An international team of investigators has found evidence suggesting that early in the course of MS, nerve cells, and not just their myelin insulation, show signs of damage by leaving traces of nerve cell proteins in the spinal fluid. The investigators, led by Steven Schutzer, MD, at Rutgers University New Jersey Medical School, sought to better understand which brain regions are initially targeted in MS. Understanding initial events in the development of MS may suggest ways to develop more effective therapies. The study, funded by the National Institutes of Health, was published on September 10, 2013 in the online free-access journal PLoS One
MS involves immune system attacks to the brain and spinal cord. Nerve fibers and nerve cells may also be damaged, leading to long-term deficits in people with MS. Understanding the sequence of events that lead to nervous system damage would offer insights into the cause of MS and new targets and tools for the development of better treatments.
The “white matter” in the brain consists of nerve fibers, which transmit messages to, from, and throughout the brain, and myelin. Myelin, the fatty substance that surrounds and protects nerve fibers, is white in color and is a major target of the immune system in MS. The “gray matter” in the brain includes the nerve cells and several associated structures. Recent research suggests that the gray matter is also a target of MS attacks, but it has not been clear how early in the disease this may occur.

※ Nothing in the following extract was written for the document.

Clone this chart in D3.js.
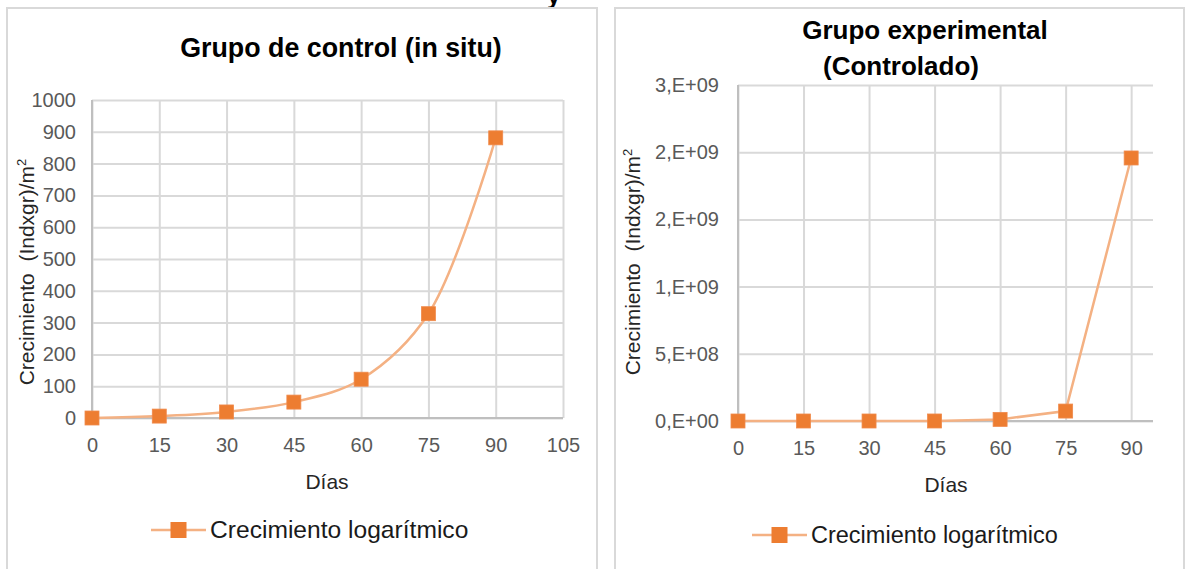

Dr. Schutzer and his team looked at samples of spinal fluid, the liquid that surrounds the brain and spinal cord and that is obtained when someone undergoes a spinal tap. They compared spinal fluid from 6 healthy people, 12 people with definite relapsing-remitting MS, and 9 people with clinically isolated syndrome (CIS), which is a first neurological attack that often develops into MS. The people with CIS in this study later went on to develop definite MS, so their samples represent early MS, and the samples from people with relapsing MS represent later, well-established MS.
Dr. Schutzer and colleagues analyzed the proteins present in the spinal fluid samples and looked for differences among the three groups. The team found differences in protein content between samples from people with CIS and those with established relapsing MS. White matter proteins were similar between them, but those with CIS had evidence of gray matter proteins that may indicate debris from attacks to nerve cells. The researchers conclude that finding gray matter components in the spinal fluid of first-attack patients provides additional evidence for the idea that gray matter regions of the brain may be targeted early in the course of MS.
This study involved small numbers of patient samples, and as such its results are preliminary. Further studies will be needed to confirm these results, and to determine whether the immune system specifically targets gray matter components during the initial attack that eventually leads to MS.
The National MS Society is supporting studies aimed at understanding early events and pathology of MS, such as high-powered imaging studies exploring MS lesions in the gray matter, and studies to identify spinal fluid and blood markers that may serve as early indicators of disease activity. One example is a study by Dr. Gavin Giovannoni at University College London, testing the ability of a protein (neurofilament) in spinal fluid to serve as a signal that shows whether a therapy being tested for secondary-progressive MS can protect the nervous system from damage. If the spinal fluid test is a success, it would speed the search for treatments to stop MS progression.